Section 3 of The Passport (Entry Into India) Act states that all individuals entering India must do so on a valid passport. Contravention of any rules made under this section (or order issued under the authority of any rule) is punishable with imprisonment for a maximum term of five years or with a fine up to INR 50,000, or both.

Criminal Penalties

Section 14 of the Registration of Foreigners Act, 1939 states that individuals can be imprisoned for a term which may extend to five years and/or fined if they:

·  Remain in any area in India for a period exceeding their visa.

·  Do any act in violation of the conditions of the valid visa issued for entry and stay in India.

·   Contravene the provisions of the Registration of Foreigners Act or any order made under it or any direction given in pursuance of it.

Police officers and other authorities are vested with the power to arrest any person without a warrant who is in India or seeks to enter India without appropriate documents. That person can run the risk of imprisonment for up to three months and a fine, or both under The Passport (Entry Into India) Act, 1920.

Certain other officials (officer of customs and any police or immigration officer not below the rank of a sub-inspector) may even without a warrant, arrest any person and/or search any place and seize any passport or travel document if there exists a reasonable suspicion that the person has committed an offence punishable under the provisions of The Passport Act.

Often companies use business visas for many activities that fall outside those which are permitted. Since enforcement in India is still weak, most businesses “fly under the radar.” As in the U.S., a company can face problems when there is large-scale misuse of these visas. But it is generally the employee that is subjected to penalties for misuse if they are caught. There also have been cases where foreign national applicants have remained in India for too long a period under the visa or worked under the wrong visa and have been denied entry on a business visa, even where appropriate. For example, we are aware of a client’s employee who was asked to leave the country (not deported) the first time that the officers realised she was on the wrong visa. On a subsequent trip, now on an appropriate visa, she was denied entry and deported for the past violation.

Although uncommon, it is possible for the Government to prohibit the company from sponsoring additional foreign national employees. For example, a very harsh enforcement action concerned a company that collaborated to bring several workers into India on business visas and rotated teams to provide for a continuous work force within the scope of the business visa. The company was raided and audited and was then subject to a ban. As India’s economy continues to grow, attracting more foreign workers, the Government is establishing systems to track and control the flow of foreign nationals. The MHA has been implementing, in phases, a centralized border control and immigration compliance technology, the Immigration, Visa and Foreigners Registration and Tracking (IVFRT) with an objective to develop and implement a secure framework that facilitates and tracks foreign nationals visiting and living in India. With the IVFRT, compliance is now more easily monitored and tracked requiring companies to be more vigilant about visa use and status violations.

The IVFRT monitors:

  • Foreign visitors and workers entering the country do so with appropriate visas and continue to remain in the country in compliance with their visa status; and
  • Tracks foreign nationals who have overstayed in the country illegally.

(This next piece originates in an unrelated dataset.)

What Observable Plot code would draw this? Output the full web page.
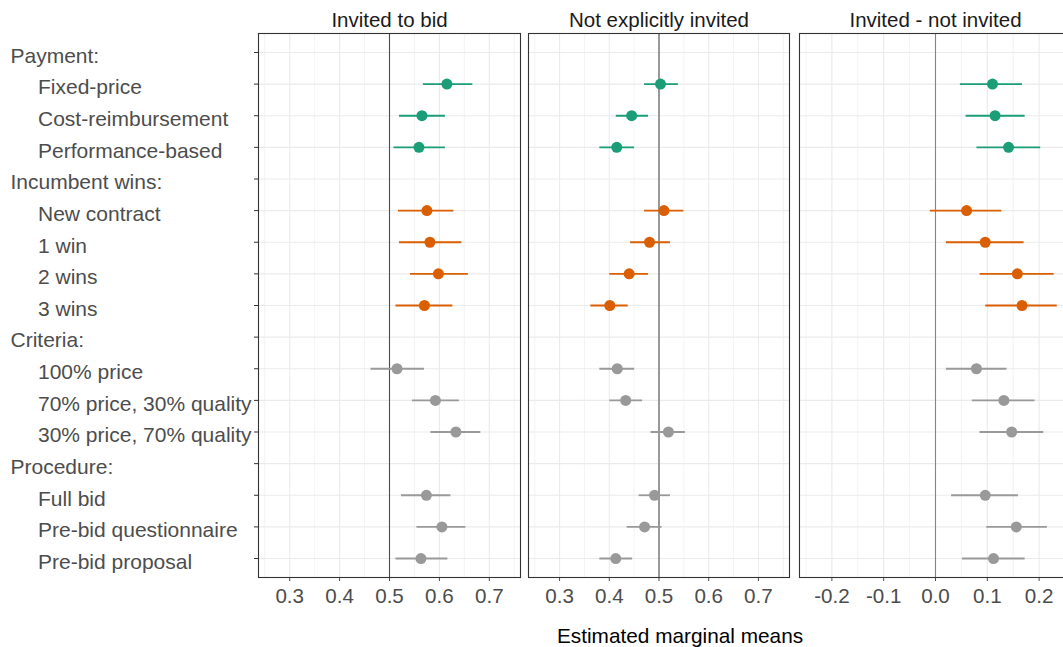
<!DOCTYPE html>
<html>
<head>
<meta charset="utf-8">
<script src="https://cdn.jsdelivr.net/npm/d3@7"></script>
<script src="https://cdn.jsdelivr.net/npm/@observablehq/plot@0.6"></script>
<style>
  html, body { margin: 0; padding: 0; background: #fff; }
  body { width: 1063px; height: 647px; overflow: hidden; position: relative; font-family: "Liberation Sans", Arial, sans-serif; }
  .panel { position: absolute; top: 0; }
  .panel svg { max-width: none !important; height: 647px !important; }
  #xtitle { position: absolute; left: 430px; width: 500px; top: 626px; text-align: center; font-size: 20.8px; line-height: 20px; color: #000; }
</style>
</head>
<body>
<div id="p1" class="panel" style="left:0px;width:521px"></div>
<div id="p2" class="panel" style="left:520px;width:270px"></div>
<div id="p3" class="panel" style="left:789px;width:285px"></div>
<div id="xtitle">Estimated marginal means</div>
<script>
// ---- data ----
const rowLabels = ["Payment:", "Fixed-price", "Cost-reimbursement", "Performance-based",
  "Incumbent wins:", "New contract", "1 win", "2 wins", "3 wins",
  "Criteria:", "100% price", "70% price, 30% quality", "30% price, 70% quality",
  "Procedure:", "Full bid", "Pre-bid questionnaire", "Pre-bid proposal"];
const headerLabels = ["Payment:", "Incumbent wins:", "Criteria:", "Procedure:"];
const itemLabels = ["Fixed-price", "Cost-reimbursement", "Performance-based",
  "New contract", "1 win", "2 wins", "3 wins",
  "100% price", "70% price, 30% quality", "30% price, 70% quality",
  "Full bid", "Pre-bid questionnaire", "Pre-bid proposal"];
const itemGroup = ["Payment", "Payment", "Payment",
  "Incumbent wins", "Incumbent wins", "Incumbent wins", "Incumbent wins",
  "Criteria", "Criteria", "Criteria",
  "Procedure", "Procedure", "Procedure"];
const groupNames = ["Payment", "Incumbent wins", "Criteria", "Procedure"];
const groupColors = ["#1b9e77", "#d95f02", "#999999", "#999999"];

const panelTitles = ["Invited to bid", "Not explicitly invited", "Invited - not invited"];

const invitedEst = [0.615, 0.565, 0.559, 0.575, 0.581, 0.598, 0.570, 0.515, 0.592, 0.633, 0.574, 0.605, 0.563];
const invitedLo  = [0.568, 0.520, 0.509, 0.518, 0.520, 0.542, 0.513, 0.463, 0.546, 0.583, 0.524, 0.555, 0.513];
const invitedHi  = [0.667, 0.612, 0.612, 0.629, 0.645, 0.658, 0.627, 0.570, 0.640, 0.683, 0.623, 0.653, 0.617];

const notInvitedEst = [0.503, 0.445, 0.415, 0.510, 0.481, 0.440, 0.401, 0.416, 0.433, 0.519, 0.491, 0.471, 0.413];
const notInvitedLo  = [0.471, 0.414, 0.381, 0.471, 0.443, 0.401, 0.363, 0.381, 0.401, 0.484, 0.460, 0.436, 0.381];
const notInvitedHi  = [0.539, 0.479, 0.451, 0.550, 0.523, 0.479, 0.438, 0.451, 0.467, 0.553, 0.523, 0.506, 0.447];

const diffEst = [0.110, 0.115, 0.141, 0.060, 0.096, 0.158, 0.167, 0.079, 0.132, 0.147, 0.096, 0.156, 0.112];
const diffLo  = [0.048, 0.059, 0.080, -0.010, 0.021, 0.086, 0.097, 0.021, 0.071, 0.086, 0.031, 0.099, 0.052];
const diffHi  = [0.168, 0.173, 0.203, 0.128, 0.171, 0.229, 0.235, 0.138, 0.192, 0.209, 0.160, 0.216, 0.173];

const meansTicks = [0.3, 0.4, 0.5, 0.6, 0.7];
const meansMinor = [0.25, 0.35, 0.45, 0.55, 0.65, 0.75];
const diffTicks = [-0.2, -0.1, 0.0, 0.1, 0.2];
const diffMinor = [-0.25, -0.15, -0.05, 0.05, 0.15, 0.25];

// ---- build ----
function rowsOf(est, lo, hi) {
  return itemLabels.map((label, i) => ({label, group: itemGroup[i], est: est[i], lo: lo[i], hi: hi[i]}));
}

function panel({title, data, domain, ticks, minor, ref, refColor, width, marginLeft, marginRight, showY}) {
  const marks = [
    Plot.gridX(minor, {stroke: "#ebebeb", strokeOpacity: 1, strokeWidth: 0.6}),
    Plot.gridX(ticks, {stroke: "#ebebeb", strokeOpacity: 1, strokeWidth: 1.1}),
    Plot.gridY({stroke: "#ebebeb", strokeOpacity: 1, strokeWidth: 1.1}),
    Plot.ruleX([ref], {stroke: refColor, strokeWidth: 1.1}),
    Plot.ruleY(data, {y: "label", x1: "lo", x2: "hi", stroke: "group", strokeWidth: 1.8}),
    Plot.dot(data, {x: "est", y: "label", fill: "group", r: 5.5}),
    Plot.axisX({ticks, tickSize: 4, tickPadding: 6.5, fontSize: 20.6, color: "#4d4d4d",
      tickFormat: d => d.toFixed(1), label: null}),
    Plot.text([title], {text: d => d, frameAnchor: "top", lineAnchor: "bottom", dy: -6.5,
      fontSize: 20.5, fill: "#1a1a1a"}),
    Plot.frame({stroke: "#333333", strokeWidth: 1.1})
  ];
  if (showY) {
    marks.push(
      Plot.axisY({tickSize: 4, tickFormat: () => "", color: "#333333", label: null}),
      Plot.text(headerLabels, {y: d => d, text: d => d, frameAnchor: "left", textAnchor: "start",
        dx: -248, dy: 3.6, fontSize: 21, fill: "#4d4d4d"}),
      Plot.text(itemLabels, {y: d => d, text: d => d, frameAnchor: "left", textAnchor: "start",
        dx: -220.5, dy: 3.6, fontSize: 21, fill: "#4d4d4d"})
    );
  }
  return Plot.plot({
    width, height: 647,
    marginLeft, marginRight, marginTop: 33, marginBottom: 70,
    style: {fontFamily: "'Liberation Sans', Arial, sans-serif", fontSize: "20px", background: "transparent", overflow: "visible"},
    x: {domain, axis: null},
    y: {type: "point", domain: rowLabels, padding: 0.6, round: false, axis: null},
    color: {domain: groupNames, range: groupColors},
    marks
  });
}

document.getElementById("p1").append(panel({
  title: panelTitles[0], data: rowsOf(invitedEst, invitedLo, invitedHi),
  domain: [0.2375, 0.7625], ticks: meansTicks, minor: meansMinor, ref: 0.5, refColor: "#4d4d4d",
  width: 521, marginLeft: 258, marginRight: 1, showY: true
}));
document.getElementById("p2").append(panel({
  title: panelTitles[1], data: rowsOf(notInvitedEst, notInvitedLo, notInvitedHi),
  domain: [0.2375, 0.7625], ticks: meansTicks, minor: meansMinor, ref: 0.5, refColor: "#4d4d4d",
  width: 270, marginLeft: 8, marginRight: 1, showY: false
}));
document.getElementById("p3").append(panel({
  title: panelTitles[2], data: rowsOf(diffEst, diffLo, diffHi),
  domain: [-0.2625, 0.2625], ticks: diffTicks, minor: diffMinor, ref: 0, refColor: "#858585",
  width: 285, marginLeft: 10, marginRight: 3, showY: false
}));
</script>
</body>
</html>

Foreign nationals must note that all entries and departures are recorded in a central database, which is accessible to multiple government agencies. Foreign nationals should ensure that they comply with all the regulations to avoid higher scrutiny/interrogation, imprisonment, monetary penalties, refusal of entry or deportation.

As long as individuals are working under an appropriate visa and are in compliance with the registration requirements on arrival (if any), there are generally no immigration risks. However, frequent travel on business visas may potentially result in denial of admission, visa cancellation, deportation, penalties, sanctions on the employer, ban on employing foreign nations (for severe violations) and/or imprisonment if the violation warrant it (very rarely).